Your task:
Produce nothing but an exact copy of the lines from the one containing "What TikZ code" through the one containing "(0,0) rectangle (1085,1488);", and do not carry over pictures.
* START *
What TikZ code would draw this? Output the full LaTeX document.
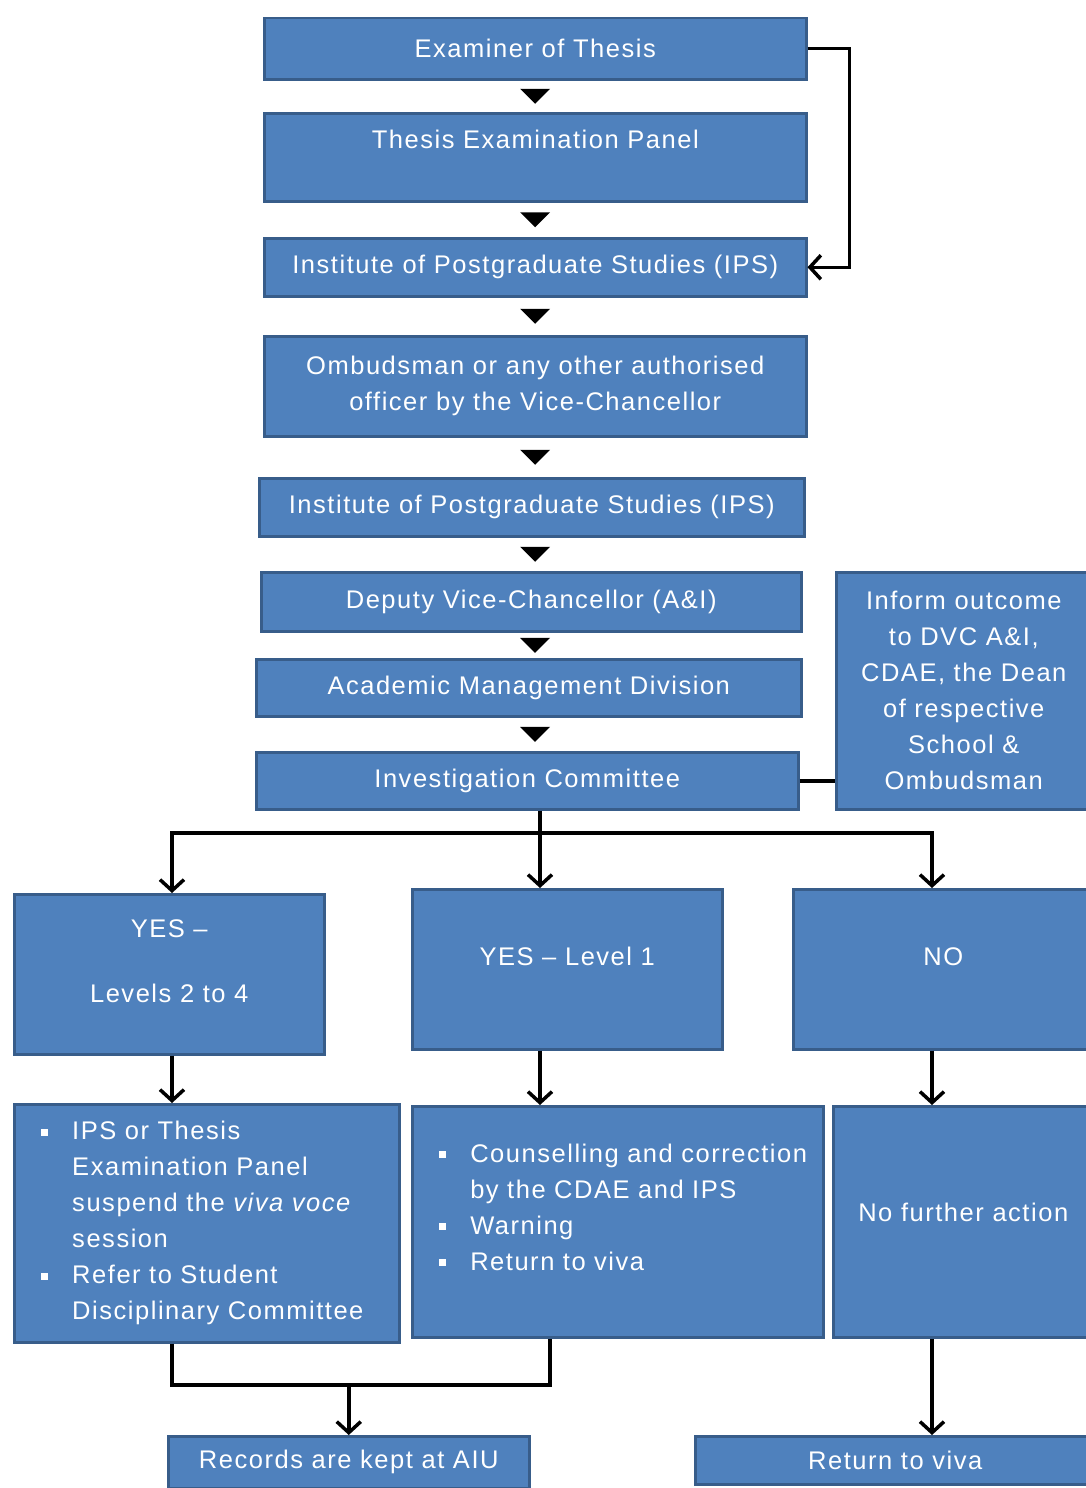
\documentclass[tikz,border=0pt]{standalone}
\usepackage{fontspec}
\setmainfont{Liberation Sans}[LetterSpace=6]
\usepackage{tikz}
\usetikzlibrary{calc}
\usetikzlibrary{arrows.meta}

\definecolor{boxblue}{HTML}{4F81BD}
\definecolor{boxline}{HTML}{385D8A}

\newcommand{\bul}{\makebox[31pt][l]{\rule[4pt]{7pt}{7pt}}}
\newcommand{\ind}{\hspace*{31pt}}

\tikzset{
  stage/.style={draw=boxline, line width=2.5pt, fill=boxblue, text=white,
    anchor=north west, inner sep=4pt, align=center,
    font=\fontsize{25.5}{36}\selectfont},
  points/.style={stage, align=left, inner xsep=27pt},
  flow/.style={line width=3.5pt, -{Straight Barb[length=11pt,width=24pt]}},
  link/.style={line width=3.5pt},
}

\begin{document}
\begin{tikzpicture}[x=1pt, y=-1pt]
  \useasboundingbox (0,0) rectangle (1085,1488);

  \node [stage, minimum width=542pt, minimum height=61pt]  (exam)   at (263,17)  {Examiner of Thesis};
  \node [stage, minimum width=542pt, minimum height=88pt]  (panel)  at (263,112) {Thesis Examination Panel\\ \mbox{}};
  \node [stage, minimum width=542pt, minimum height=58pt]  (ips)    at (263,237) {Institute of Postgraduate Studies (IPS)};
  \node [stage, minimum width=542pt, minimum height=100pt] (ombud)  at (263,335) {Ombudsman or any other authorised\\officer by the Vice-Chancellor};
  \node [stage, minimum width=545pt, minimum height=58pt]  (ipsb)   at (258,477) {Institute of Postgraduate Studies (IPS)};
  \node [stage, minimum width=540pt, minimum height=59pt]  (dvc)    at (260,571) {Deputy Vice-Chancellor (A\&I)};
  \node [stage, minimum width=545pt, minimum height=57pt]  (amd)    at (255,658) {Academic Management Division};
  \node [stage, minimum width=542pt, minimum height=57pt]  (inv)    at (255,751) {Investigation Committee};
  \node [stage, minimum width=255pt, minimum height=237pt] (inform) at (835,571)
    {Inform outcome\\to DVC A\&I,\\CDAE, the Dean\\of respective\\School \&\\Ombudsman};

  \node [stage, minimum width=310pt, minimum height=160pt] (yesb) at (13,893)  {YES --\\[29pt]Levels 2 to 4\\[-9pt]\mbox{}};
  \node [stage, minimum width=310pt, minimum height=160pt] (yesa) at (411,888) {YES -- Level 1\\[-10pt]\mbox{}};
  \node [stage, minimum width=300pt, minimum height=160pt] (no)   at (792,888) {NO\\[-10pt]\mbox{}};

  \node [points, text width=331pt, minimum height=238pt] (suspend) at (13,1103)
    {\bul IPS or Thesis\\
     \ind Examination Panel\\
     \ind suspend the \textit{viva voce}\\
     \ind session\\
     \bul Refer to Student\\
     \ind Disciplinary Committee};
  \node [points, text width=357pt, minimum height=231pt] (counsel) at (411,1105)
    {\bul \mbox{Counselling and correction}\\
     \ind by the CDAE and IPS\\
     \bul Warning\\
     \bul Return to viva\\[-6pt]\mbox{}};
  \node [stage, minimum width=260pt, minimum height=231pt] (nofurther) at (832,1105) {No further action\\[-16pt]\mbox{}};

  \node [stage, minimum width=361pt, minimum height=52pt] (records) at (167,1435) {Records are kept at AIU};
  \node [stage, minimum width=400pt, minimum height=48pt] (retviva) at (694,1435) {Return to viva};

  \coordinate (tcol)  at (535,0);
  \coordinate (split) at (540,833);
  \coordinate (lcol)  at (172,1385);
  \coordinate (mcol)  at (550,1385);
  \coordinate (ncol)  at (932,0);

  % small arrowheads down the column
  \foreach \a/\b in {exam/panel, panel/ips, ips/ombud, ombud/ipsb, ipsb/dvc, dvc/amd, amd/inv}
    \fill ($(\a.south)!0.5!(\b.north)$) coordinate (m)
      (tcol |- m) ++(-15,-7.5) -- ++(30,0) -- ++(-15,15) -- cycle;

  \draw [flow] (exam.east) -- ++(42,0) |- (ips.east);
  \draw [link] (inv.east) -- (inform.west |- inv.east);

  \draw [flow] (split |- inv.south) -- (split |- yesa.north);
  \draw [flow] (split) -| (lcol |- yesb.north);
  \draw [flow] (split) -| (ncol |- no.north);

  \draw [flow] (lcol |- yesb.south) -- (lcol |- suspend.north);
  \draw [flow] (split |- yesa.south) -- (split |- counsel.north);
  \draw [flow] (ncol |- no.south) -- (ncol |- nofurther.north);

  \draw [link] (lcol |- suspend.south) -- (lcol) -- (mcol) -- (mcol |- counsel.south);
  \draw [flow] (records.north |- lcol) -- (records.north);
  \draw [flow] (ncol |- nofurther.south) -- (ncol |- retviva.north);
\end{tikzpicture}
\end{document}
* END *
* START *
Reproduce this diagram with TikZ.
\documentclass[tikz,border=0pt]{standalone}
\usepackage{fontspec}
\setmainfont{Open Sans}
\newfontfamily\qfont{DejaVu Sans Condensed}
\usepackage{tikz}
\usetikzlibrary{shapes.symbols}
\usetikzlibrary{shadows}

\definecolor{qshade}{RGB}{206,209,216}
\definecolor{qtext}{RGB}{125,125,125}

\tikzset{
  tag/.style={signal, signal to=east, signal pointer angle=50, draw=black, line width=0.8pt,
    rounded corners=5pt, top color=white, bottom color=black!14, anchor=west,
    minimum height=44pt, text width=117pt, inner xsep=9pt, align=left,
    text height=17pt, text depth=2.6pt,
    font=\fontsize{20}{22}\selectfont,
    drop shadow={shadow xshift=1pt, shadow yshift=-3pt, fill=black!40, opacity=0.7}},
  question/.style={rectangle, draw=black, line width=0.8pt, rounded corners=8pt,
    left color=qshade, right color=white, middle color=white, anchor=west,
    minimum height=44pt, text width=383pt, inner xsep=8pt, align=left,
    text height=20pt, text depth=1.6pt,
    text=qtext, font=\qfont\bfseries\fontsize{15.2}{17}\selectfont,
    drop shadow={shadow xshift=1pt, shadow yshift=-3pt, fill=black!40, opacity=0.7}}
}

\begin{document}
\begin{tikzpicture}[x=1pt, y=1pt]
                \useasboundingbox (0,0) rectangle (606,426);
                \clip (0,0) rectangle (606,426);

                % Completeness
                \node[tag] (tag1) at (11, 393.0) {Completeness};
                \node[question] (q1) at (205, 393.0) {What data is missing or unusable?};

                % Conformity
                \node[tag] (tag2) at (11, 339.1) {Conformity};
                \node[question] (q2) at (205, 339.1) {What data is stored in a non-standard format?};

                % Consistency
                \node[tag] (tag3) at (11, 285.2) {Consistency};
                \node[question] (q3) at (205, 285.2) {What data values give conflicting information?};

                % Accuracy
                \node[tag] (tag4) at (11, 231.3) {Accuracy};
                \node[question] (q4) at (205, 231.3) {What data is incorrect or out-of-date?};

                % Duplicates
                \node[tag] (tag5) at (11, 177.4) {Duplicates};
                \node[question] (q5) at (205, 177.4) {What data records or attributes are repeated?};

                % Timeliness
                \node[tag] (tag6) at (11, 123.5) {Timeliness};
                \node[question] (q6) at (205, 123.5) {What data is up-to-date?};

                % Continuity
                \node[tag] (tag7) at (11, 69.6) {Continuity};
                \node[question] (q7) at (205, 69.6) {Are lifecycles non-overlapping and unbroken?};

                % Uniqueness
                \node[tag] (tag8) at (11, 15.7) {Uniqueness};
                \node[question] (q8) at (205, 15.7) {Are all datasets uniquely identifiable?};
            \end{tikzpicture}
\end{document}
* END *
Answer to this problem:
What TikZ code would draw this? Output the full LaTeX document.
\documentclass[tikz,border=0pt]{standalone}
\usepackage{fontspec}
\setmainfont{Liberation Sans}[LetterSpace=6]
\usepackage{tikz}
\usetikzlibrary{calc}
\usetikzlibrary{arrows.meta}

\definecolor{boxblue}{HTML}{4F81BD}
\definecolor{boxline}{HTML}{385D8A}

\newcommand{\bul}{\makebox[31pt][l]{\rule[4pt]{7pt}{7pt}}}
\newcommand{\ind}{\hspace*{31pt}}

\tikzset{
  stage/.style={draw=boxline, line width=2.5pt, fill=boxblue, text=white,
    anchor=north west, inner sep=4pt, align=center,
    font=\fontsize{25.5}{36}\selectfont},
  points/.style={stage, align=left, inner xsep=27pt},
  flow/.style={line width=3.5pt, -{Straight Barb[length=11pt,width=24pt]}},
  link/.style={line width=3.5pt},
}

\begin{document}
\begin{tikzpicture}[x=1pt, y=-1pt]
  \useasboundingbox (0,0) rectangle (1085,1488);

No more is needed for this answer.